Sir, I am working with a Nationalized Bank as a Specialist officer & handling corporate taxation of the Bank. I am having few doubts with reference to the Tax Talk dated 26th April 2010 in the Hitavada regarding obtaining of PAN by the non residents. Our customers are facing some problems in obtaining Form No. 15CA & 15CB in case of Forex remittances. I want to know whether such forms are required to be obtained in case of Imports also or only in the cases where Tax (TDS) is required to be deducted?  I also want to know what should be the accounting treatment for the withholding tax. Whether it should be debited to P& L A/c? Is there any return to be filed for that purpose? [ps@mahabank.co.in]

Opinion:

  1. Section 195(1) of the Income Tax Act-1961 reads as under:
    ”Any person responsible for paying to a non-residents, not being a company, or to a foreign company, any interest or any other sum chargeable under the provisions of this Act (not being income chargeable under the head “Salaries”) shall at the time of credit of such income to the account of the payee or at the time of payment thereof in cash or by the issue of a cheques or draft or by any other mode, whichever is earlier, deduct income-tax thereon at the rate in force: ….”
  2. Legally & technically speaking, any sum paid/payable to Non Residents & not chargeable to tax in India under the Income Tax Act-1961 should not attract T.D.S u/s 195. Generally, payments towards imports of goods/ personal remittances are outside the purview of deduction under section 195.
  3. RBI had earlier mandated that no remittances (except certain personal remittances) shall be made to non-residents unless a remitter obtains a No Objection Certificate from the Income Tax Department. Later on the procedure of obtaining NOC from the department was done away with the new procedure of furnishing the undertaking in Form No. 15CA by the remitter coupled with submission of certificate in Form No. 15CB from the Chartered Accountant. Effectively, by virtue of RBI instructions, remittance requires furnishing of the said undertaking/ certificate. The purpose is obvious i.e., to collect the taxes at the stage when the remittance is made as it may not be possible to recover the tax a later stage from non residents.
  4. Deductor as a mediator between the deductee and the Government. There is no question of debiting the tax withheld to the P & L A/c. Till the tax is withheld, it is to be shown as liability only in the books of Deductor.

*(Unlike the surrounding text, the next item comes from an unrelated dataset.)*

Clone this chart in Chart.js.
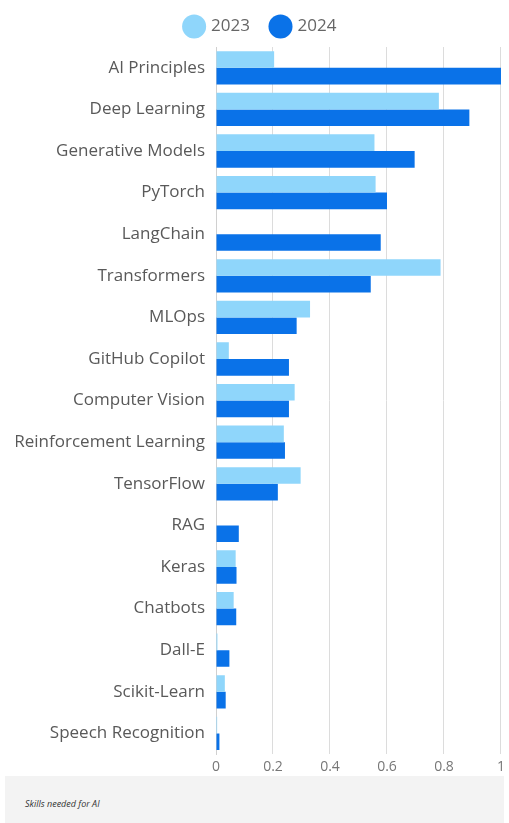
<!DOCTYPE html>
<html>
<head>
<meta charset="utf-8">
<script src="https://cdn.jsdelivr.net/npm/chart.js@4"></script>
<style>
  body { margin: 0; background: #fff; font-family: "Open Sans", sans-serif; }
  #wrap { position: relative; width: 509px; height: 779px; }
  #note { margin: -3px 5px 0 5px; height: 47px; background: #f3f3f3; position: relative; }
  #note span { position: absolute; left: 20px; top: 21px; font-size: 9px; font-style: italic; color: #333; }
</style>
</head>
<body>
<div id="wrap"><canvas id="chart"></canvas></div>
<div id="note"><span>Skills needed for AI</span></div>
<script>
var skills = ["AI Principles", "Deep Learning", "Generative Models", "PyTorch", "LangChain",
    "Transformers", "MLOps", "GitHub Copilot", "Computer Vision", "Reinforcement Learning",
    "TensorFlow", "RAG", "Keras", "Chatbots", "Dall-E", "Scikit-Learn", "Speech Recognition"];
var values2023 = [0.204, 0.782, 0.556, 0.56, 0, 0.788, 0.33, 0.045, 0.276, 0.238, 0.297, 0, 0.069, 0.062, 0.005, 0.031, 0.004];
var values2024 = [1.0, 0.889, 0.697, 0.60, 0.578, 0.543, 0.283, 0.256, 0.256, 0.242, 0.217, 0.080, 0.072, 0.071, 0.047, 0.034, 0.012];
var xTicks = [0, 0.2, 0.4, 0.6, 0.8, 1];

// extra room under the legend
var legendGap = {
    id: "legendGap",
    beforeInit: function(chart) {
        var fit = chart.legend.fit;
        chart.legend.fit = function() {
            fit.bind(chart.legend)();
            this.height += 2;
        };
    }
};

var ctx = document.getElementById("chart");
new Chart(ctx, {
    type: "bar",
    data: {
        labels: skills,
        datasets: [
            { label: "2023", data: values2023, backgroundColor: "#8fd6fb", categoryPercentage: 0.8, barPercentage: 1.0 },
            { label: "2024", data: values2024, backgroundColor: "#0a72e8", categoryPercentage: 0.8, barPercentage: 1.0 }
        ]
    },
    options: {
        indexAxis: "y",
        responsive: true,
        maintainAspectRatio: false,
        animation: false,
        layout: { padding: { top: -4, right: 3, left: 16, bottom: 0 } },
        plugins: {
            legend: {
                position: "top",
                labels: {
                    usePointStyle: true, pointStyle: "circle", boxWidth: 19, boxHeight: 19,
                    padding: 22, color: "#666", font: { family: "Open Sans", size: 17 }
                }
            },
            tooltip: { enabled: false }
        },
        scales: {
            x: {
                min: 0, max: 1,
                afterBuildTicks: function(axis) { axis.ticks = xTicks.map(function(v) { return { value: v }; }); },
                grid: { color: "#dcdcdc", drawTicks: false },
                border: { display: false },
                ticks: {
                    color: "#777", padding: 4, font: { family: "Open Sans", size: 14 },
                    callback: function(v) { return String(v); }
                }
            },
            y: {
                afterFit: function(axis) { axis.width = 200; },
                grid: { display: false },
                border: { color: "#d0d0d0" },
                ticks: { color: "#595959", padding: 3, font: { family: "Open Sans", size: 17 } }
            }
        }
    },
    plugins: [legendGap]
});
</script>
</body>
</html>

No return is required to be filed for the tax withheld.

 

Query 3]

  1. The due date of payment of TDS deducted on 31st March has been extended to 30th September but the due date for filing of e-TDS return is 15th So we are facing the problem in making the e TDS return as most of the TDS deducted is yet to be paid and the customers whose tax is deducted by us are demanding form No. 16A which can not be issued till e-TDS return is filed and acknowledgment number is received. What will be the treatment of the TDS if it is paid after filing of the return?
  2. As per the notification issued by the CBDT, PAN is compulsory for all the deductees otherwise TDS is required to be deducted @20%. We are following the rule and deducting tax @ 20%. But while filing e TDS return, PAN of 90% of the deductees are compulsory otherwise return is rejected. So what should be done in such cases? [priyamvada]

Opinion:

  1. It has been provided that no disallowances of expenditure u/s 40(a)(ia) shall be there if the tax is paid on or before the due date of filing the return of income. The due date of the payment of Tax deducted at Source (TDS) is not extended as mentioned. As far as tax deducted within due date & issuance of Form No. 16A thereof is concerned, you can immediately file the e-TDS return mentioning the deductees details as well as challan paid thereof. Subsequently, you can file correction return adding in it the details of the new TDS Payment Challan as well as new deductees details. This can serve all your purposes. The prescribed file format of the correction return is available at tin-nsdl.com.
  2. You have to compulsorily quote the PAN of
    a) 95% deductees in case of e-TDS return for salaried deductees (Form No. 24Q) &
    b) 85% deductees in case of e-TDS return for non-salaried deductees (Form No. 26Q)
    The rule has not yet been amended so as to give the new provision where tax is deducted @ 20% in accordance with the new provision. However, you can file the e-TDS return with details of the deductees having valid PAN without incorporating the details of the deductees without PAN & in whose case tax is deducted @ 20%. It is not necessary that the Challan payment should always tally with the aggregate of Deductees tax deduction figure. Till your challan exceeds the aggregate of Deductees tax, return will be accepted.
    For ease of understanding, refer below example:
    a) Suppose a challan payment of Rs.1,00,000/- has been made for non-salary TDS against 100 deductees each with TDS of Rs.1,000/-. Under the existing procedure the deductor will have to quote at least 85% PAN failing which his return will be rejected.
    b) If there are only 50 deductees whose PAN is available and the deductor attempts to file a return with details of 100 deductees with PAN of only 50 deductees, the return will automatically be rejected at present.
    c) However, if the deductor files a return with challan amount of Rs. 1,00,000/- and with details of 50 deductees with PAN (with deductee total of Rs.50,000/-), the return will be accepted. It means the deductor can furnish the details relating to such deductees whose PANs are available.
    d) The deductor can later file correction returns with other details of remaining deductees with the same challan details, i.e., the challan amount should be the amount deposited (in this case Rs. 1,00,000/-).
    e) The return will be accepted so long as the TDS total of incremental deductees is less than or equal to the balance of Rs.50, 000/-.